Marco Rubio’s Press Conference Was A Success In The Modern Diplomatic Sense
An opinion column described Marco Rubio's New Delhi press interaction as diplomatic theatre that preserved ambiguity on India-US tensions. The author questioned rising US energy purchases, Donald Trump's claims on India-Pakistan issues and unclear answers at the 53-minute event, while mocking the cautious tone of Indian journalists and S Jaishankar's opaque remarks during the visit in May.

US Secretary of State Marco Rubio | X
The American secretary of state arrived in New Delhi at a moment when India’s relationship with Washington resembles a heavily leveraged arranged marriage: strategically indispensable, commercially tense, and one tariff tantrum away from emotional collapse. The band baja you hear in the background is the din of Trump’s stupid Iran war and the appreciatively rising prices. Therefore, much premium was placed on the press interaction, this time, thankfully, with questions. The entire spectacle lasted 53 minutes. Roughly 18 of those were consumed by opening remarks and ceremonial pleasantries, some of them delivered by our much esteemed External Affairs minister, S. Jaishankar, in his trademark manner of polished opacity. The remaining 35 minutes constituted what passed for a press interaction. Jaishankar made what seems to be a Freudian slip.
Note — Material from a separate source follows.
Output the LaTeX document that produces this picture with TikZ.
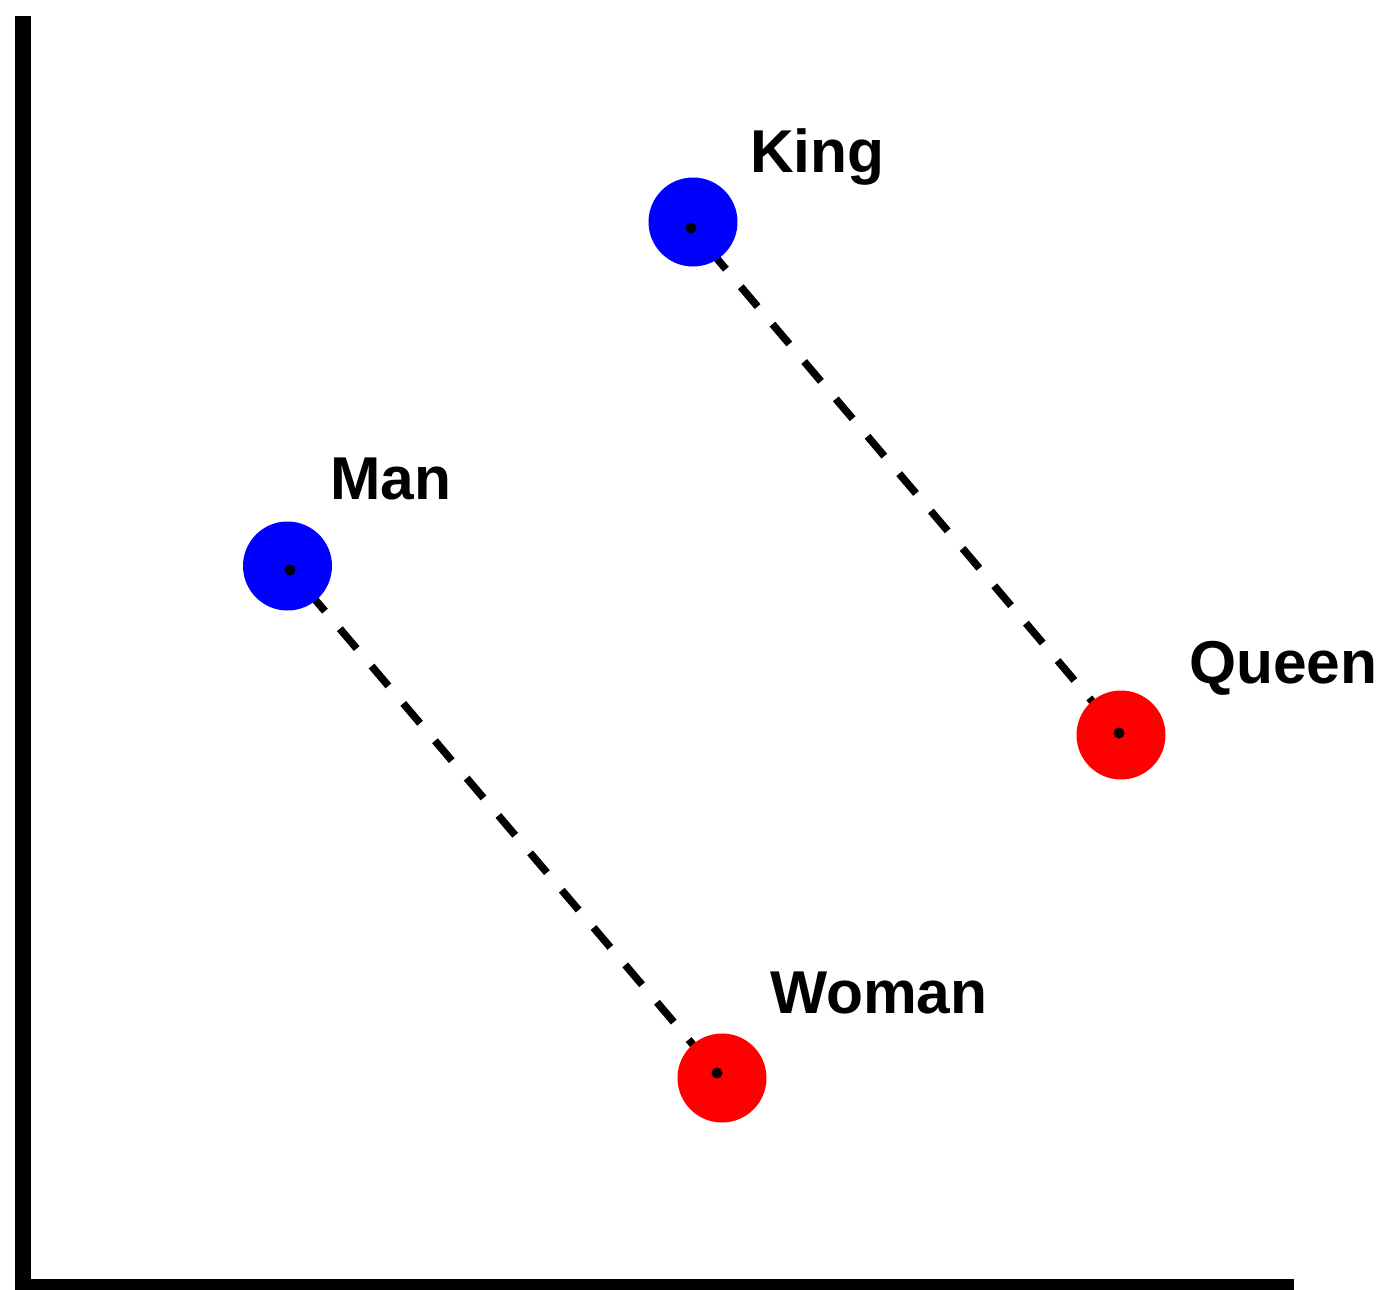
\documentclass[tikz,border=0pt]{standalone}
\usepackage{fontspec}
\setmainfont{Liberation Sans}
\begin{document}
\begin{tikzpicture}[x=1pt,y=-1pt,
  axis/.style={line width=16pt,line join=miter},
  link/.style={line width=7.5pt,dash pattern=on 26pt off 23pt,dash phase=21pt},
  bluept/.style={circle,fill=blue,inner sep=0pt,minimum size=89pt},
  redpt/.style={circle,fill=red,inner sep=0pt,minimum size=89pt},
  centerdot/.style={circle,fill=black,inner sep=0pt,minimum size=11pt},
  lbl/.style={anchor=base west,inner sep=0pt,font=\fontsize{60.5}{70}\selectfont\bfseries}]
\useasboundingbox (0,0) rectangle (1382,1290);
% axes
\coordinate (top) at (23,16);
\coordinate (corner) at (23,1287);
\coordinate (right) at (1294,1287);
\draw[axis] (top) -- (corner) -- (right);
% dot centres
\coordinate (kc) at (691,228);
\coordinate (qc) at (1119,733);
\coordinate (mc) at (290,570);
\coordinate (wc) at (717,1073);
% dashed links (behind circles)
\draw[link] (kc) -- (qc);
\draw[link] (mc) -- (wc);
% circles
\node[bluept] (king) at (693,222) {};
\node[redpt] (queen) at (1121,735) {};
\node[bluept] (man) at (287.5,566) {};
\node[redpt] (woman) at (722,1078) {};
% centre dots
\node[centerdot] (kd) at (kc) {};
\node[centerdot] (qd) at (qc) {};
\node[centerdot] (md) at (mc) {};
\node[centerdot] (wd) at (wc) {};
% labels
\node[lbl] (kingl) at (750,172) {King};
\node[lbl] (queenl) at (1189,683) {Queen};
\node[lbl] (manl) at (330,499) {Man};
\node[lbl] (womanl) at (770,1013) {Woman};
\end{tikzpicture}
\end{document}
Without quite explaining why, he announced a sharp uptick in American energy purchases, as though India had suddenly developed a spontaneous and mysterious craving undecipherable to local strategic pundits. Questions naturally swirl. Is India exhibiting more strategic autonomy by doing so? What exactly does Donald Trump mean when he repeatedly and insistently claims credit for separating India and Pakistan? How does he know how many planes were shot down and why does the number keep fluctuating? Alas, we got no clarity from the first Marco Rubio press interaction in these parts. But hey, he did announce Venezuelan acting chief, Delcy Rodriguez, who is pretty much a puppet to Trump’s whims, would visit India. Our chaps are yet to get there but they will someday soon, hopefully before the visit. Rubio presented this information with the solemnity of a papal communiqué, to an audience trying to decipher whether America’s real export nowadays is LNG or regime change.
Yet, the true entertainment lay not in the answers but in the questions. India’s press corps, which can display astonishing ferocity in television studios at 9pm, approached Rubio with the cautious reverence of courtiers offering out of season exotic mangoes to a Mughal emperor. One especially heroic inquiry looped around itself so thoroughly that Rubio appeared baffled. Then came the line of the evening. “Every country in the world has stupid people,” Rubio replied. Well said, Marco! But whom did he mean? The possibilities are deliciously broad. Perhaps he referred to the journalist whose question induced the remark. Perhaps Rubio was subconsciously revisiting his own long and colourful war with Donald Trump. During the 2016 Republican primaries, Rubio portrayed Trump as a “con artist”, mocked his temperament, ridiculed his business failures, and made big jokes about his small hand size. Trump, for his part, once amplified remarks describing India as a “hellhole”, while routinely treating allies as contestants in an endless reality show. The press conference ultimately succeeded in the modern diplomatic sense: everyone smiled, nothing exploded and ambiguity was preserved for future use.